# Laminating Aluminum/wood



## RedRubber (Nov 8, 2011)

What do you folks use as a bonding agent for gluing aluminum to wood?

I have some 1/8 aluminum plate and I am really liking the looks of the slingshots made by sandwiching aluminum plate between two pieces of wood.


----------



## PrideProducts (Jan 4, 2012)

g-flex epoxy keeping the aluminium rough and using a wire bush to wet abrade the epoxy in to the ally also don't clamp up to hard other wise the glue will squeeze out the sides and itwill not glue successfully
hope this helps


----------



## newconvert (Dec 12, 2011)

do the majority of your shaping before you glue, i drilled a few holes in one after the epoxy dried, but the heat built up while drilling just separated the bond.


----------



## Hrawk (Oct 25, 2010)

Epoxy is the way to go. I've also had some really good results using an expanding PU glue.


----------



## RedRubber (Nov 8, 2011)

What is PU glue?? OK Poly U


----------



## RedRubber (Nov 8, 2011)

the chunkapult man said:


> g-flex epoxy keeping the aluminium rough and using a wire bush to wet abrade the epoxy in to the ally also don't clamp up to hard other wise the glue will squeeze out the sides and itwill not glue successfully
> hope this helps


Thanks, Wow that stuff is expensive. I might drill some dimples in the Aluminum and try JB weld, or devcon plastic aluminum. I usually give my slingshots away to kids and friends, but I don't think I can afford to use the G flex and give them away!!!


----------



## Hrawk (Oct 25, 2010)

This is the glue I use a lot of. SikaBond - TechGrip PU glue. Reasonably cheap. Bit slow on the drying time @ 24 hours but it gets the job done.


----------



## Mikenjoylongshore (Jun 22, 2012)

Pu glue is polyurethane glue. Think gorilla glue. Not all epoxy glues are terribly expensive btw. For another option you may consider construction adhesive such as liquid nails. Stuff sucks to sand though.


----------



## jskeen (Feb 7, 2011)

I've tried several versions of epoxy, and most worked reasonably well. Least durable is the 5 minute version, one of the best was brownell's agraglas (the regular, not the thick) but plain ole devcon 30 minute worked just fine too. One trick is that aluminum oxidizes to a white powdery surface very quickly after cutting or sanding, and oxide doesn't hold no matter what you do, so shape it, drill some holes through the aluminum in the interior where they won't show, sand the burrs off the holes so the aluminum is nice and flat. then LAY OUT ALL YOUR STUFF, and right before you mix the epoxy, take a sheet of coarse sandpaper, (like 80 grit) and sand the aluminum briskly on both sides, then mix the epoxy, slather it on, stick the wood onto one side, flip over, slather some more on the other side stick the wood on, smear around to ensure good epoxy coverage, CENTER THE AL BETWEEN THE WOOD! wrap with some scrap bands and slide some toothpicks in the gap between the wood (same number on each side) so that they hold the aluminum centered between the elastic. then do the same for each fork end or the entire top if you haven't cut the outline out.

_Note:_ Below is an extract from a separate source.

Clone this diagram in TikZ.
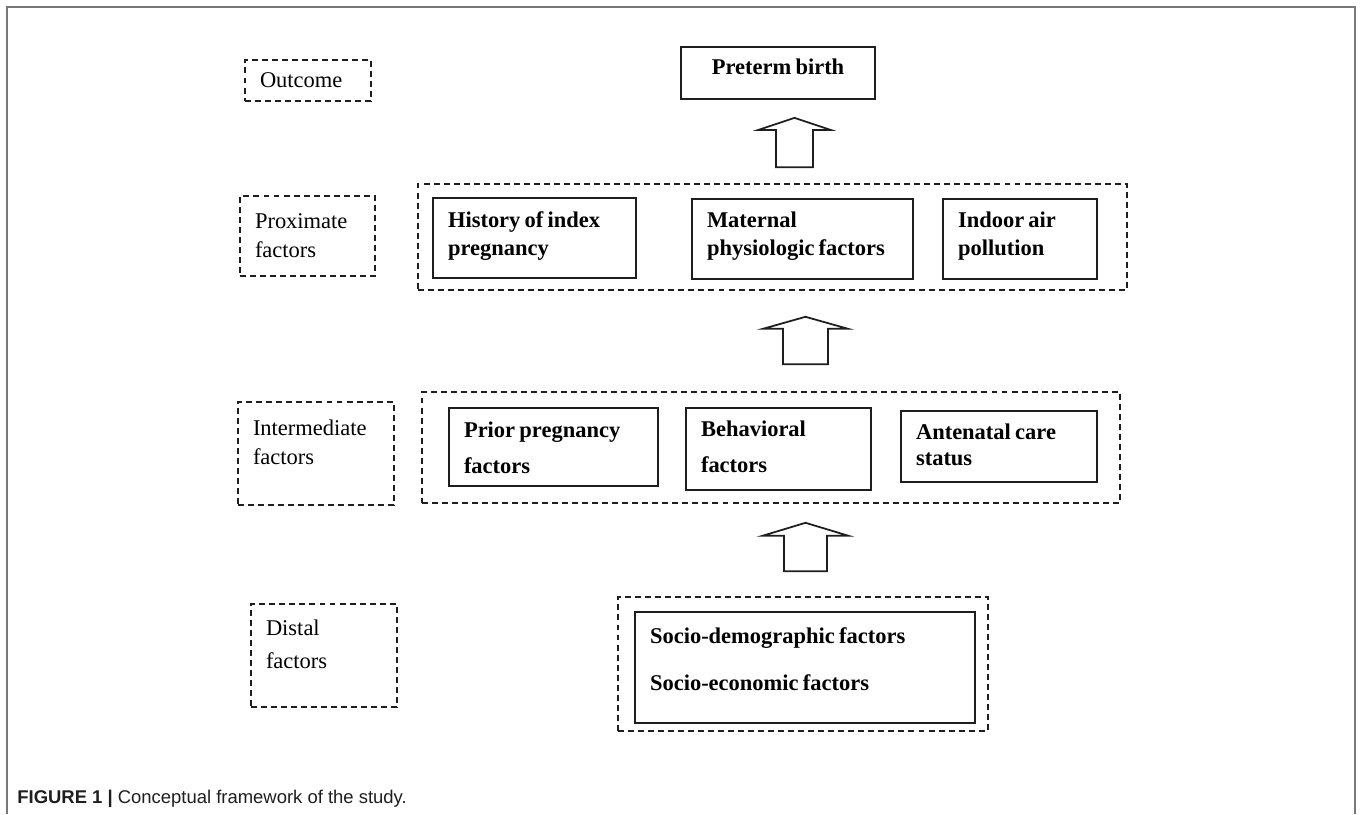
\documentclass[tikz,border=0pt]{standalone}
\usepackage{fontspec}
\setmainfont{Liberation Serif}[WordSpace=0.75]
\setsansfont{Liberation Sans}
\usepackage{tikz}
\usetikzlibrary{calc,positioning}
\definecolor{frameline}{RGB}{120,120,120}
\definecolor{ink}{RGB}{30,30,30}

\begin{document}
\begin{tikzpicture}[x=1cm,y=1cm,
  font=\fontsize{12.8}{17}\selectfont,
  frame/.style={draw=frameline,line width=1.1pt},
  tier/.style={draw=ink,line width=.9pt,dash pattern=on 3.4pt off 2.3pt,align=flush left,inner xsep=.3cm,inner ysep=0pt},
  group/.style={draw=ink,line width=.9pt,dash pattern=on 3.4pt off 2.3pt,inner sep=0pt},
  factor/.style={draw=ink,line width=1pt,font=\fontsize{12.8}{17}\selectfont\bfseries,align=flush left,inner xsep=.3cm,inner ysep=0pt},
  blockup/.style n args={3}{draw=ink,line width=1pt,fill=white,line join=miter,
    to path={($(\tikztostart)+(-#1,0)$) -- ($(\tikztotarget)+(-#1,-#3)$) -- ($(\tikztotarget)+(-#2,-#3)$) -- (\tikztotarget)
      -- ($(\tikztotarget)+(#2,-#3)$) -- ($(\tikztotarget)+(#1,-#3)$) -- ($(\tikztostart)+(#1,0)$) -- cycle}},
  caption/.style={font=\fontsize{10.5}{12}\sffamily,text=ink,anchor=base west,inner sep=0pt}]

\path[use as bounding box] (0,0) rectangle (27.26,-16.28);
\draw[frame] (.14,-16.28) -- (.14,-.14) -- (27.10,-.14) -- (27.10,-16.28);

% level labels
\node[tier,text width=1.92cm,text height=.54cm,text depth=.28cm] (outcome) at (6.16,-1.61) {Outcome};
\node[tier,text width=2.10cm,text height=.64cm,text depth=.96cm] (proxlabel) at (6.15,-4.72) {Proximate\\factors};
\node[tier,text width=2.52cm,text height=.66cm,text depth=1.40cm] (interlabel) at (6.32,-9.07) {Intermediate\\factors};
\node[tier,text width=2.32cm,text height=.62cm,text depth=1.44cm] (distlabel) at (6.48,-13.11) {Distal\\[2pt]factors};

% groups
\node[group,minimum width=14.18cm,minimum height=2.12cm] (gprox) at (15.45,-4.74) {};
\node[group,minimum width=13.96cm,minimum height=2.22cm] (ginter) at (15.42,-8.95) {};
\node[group,minimum width=7.40cm,minimum height=2.68cm] (gdist) at (16.06,-13.28) {};

% factors
\node[factor,align=flush center,text width=3.28cm,text height=.54cm,text depth=.50cm] (preterm) at (15.56,-1.46) {Preterm birth};
\node[factor,text width=3.46cm,text height=.58cm,text depth=1.02cm] (hist) at (10.69,-4.76) {History of index\\[-1pt]pregnancy};
\node[factor,text width=3.82cm,text height=.56cm,text depth=1.04cm] (matern) at (16.05,-4.78) {Maternal\\[-1pt]physiologic factors};
\node[factor,text width=2.48cm,text height=.56cm,text depth=1.04cm] (indoor) at (20.40,-4.78) {Indoor air\\[-1pt]pollution};
\node[factor,text width=3.58cm,text height=.58cm,text depth=.98cm] (prior) at (11.07,-8.94) {Prior pregnancy\\[3.5pt]factors};
\node[factor,text width=3.10cm,text height=.56cm,text depth=1.08cm] (behav) at (15.57,-8.98) {Behavioral\\[4pt]factors};
\node[factor,text width=3.32cm,text height=.56cm,text depth=.86cm] (antenatal) at (19.98,-8.93) {Antenatal care\\[-2pt]status};
\node[factor,text width=6.20cm,text height=.62cm,text depth=1.60cm] (socio) at (16.10,-13.35) {Socio-demographic factors\\[10pt]Socio-economic factors};

% block arrows
\coordinate (lane) at (15.89,0);
\coordinate (lane2) at (16.11,0);
\coordinate (up1) at ($(gprox.north -| lane)+(0,.32)$);
\coordinate (up1tip) at ($(preterm.south -| lane)+(0,-.36)$);
\coordinate (up2) at ($(ginter.north -| lane2)+(0,.54)$);
\coordinate (up2tip) at ($(gprox.south -| lane2)+(0,-.52)$);
\coordinate (up3) at ($(gdist.north -| lane2)+(0,.50)$);
\coordinate (up3tip) at ($(ginter.south -| lane2)+(0,-.38)$);
\draw[blockup={.37}{.72}{.24}] (up1) to (up1tip);
\draw[blockup={.45}{.85}{.24}] (up2) to (up2tip);
\draw[blockup={.43}{.86}{.26}] (up3) to (up3tip);

\node[caption] (figcap) at (.34,-16.06) {\textbf{FIGURE 1 |} Conceptual framework of the study.};

\end{tikzpicture}
\end{document}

It is very difficult to clamp 3 pieces evenly enough to keep the aluminum piece from sliding very slowly to one side before the epoxy sets, but the toothpicks between the elastic and the sides of the aluminum will hold it centered, and there will be enough give in the rubber to let you whole toothpicks so you don't have to worry about the exact gap between the edge of the aluminum and the wood overhanging on each side.

Of course, YMMV


----------



## RedRubber (Nov 8, 2011)

Thanks all, I think I saw some of the silkabond in lowes flooring dept.


----------



## RedRubber (Nov 8, 2011)

Thanks Jskeen..That sounds like a good plan


----------



## jskeen (Feb 7, 2011)

Oh, BTW, The elastic clamping thing works good with epoxy and CA, But Not so Hot in my experience with PolyUrethane glues. PU glue reacts with water vapor in the air or wood, and foams as it hardens, That foaming will slowly push up against elastic and make the glue joints open up. I always use solid metal screw type clamps with PU glue as vs spring clamps or elastic..


----------



## Mikenjoylongshore (Jun 22, 2012)

Oh and fwiw, in the painting world we acid etch aluminum to increase adhesion for coatings. Diluted muriatic acid works well (something in the range of 5 parts water to one part acid). For those who might not know, muriatic acid is pre-diluted hydrochloric acid usually sold in pool stores and home improvement stores.


----------



## RedRubber (Nov 8, 2011)

Thanks again fellows, I do appreciate the tips!!


----------



## Btoon84 (Nov 22, 2011)

Wow red rubber, you got tha hook up!! Nice info here guys.


----------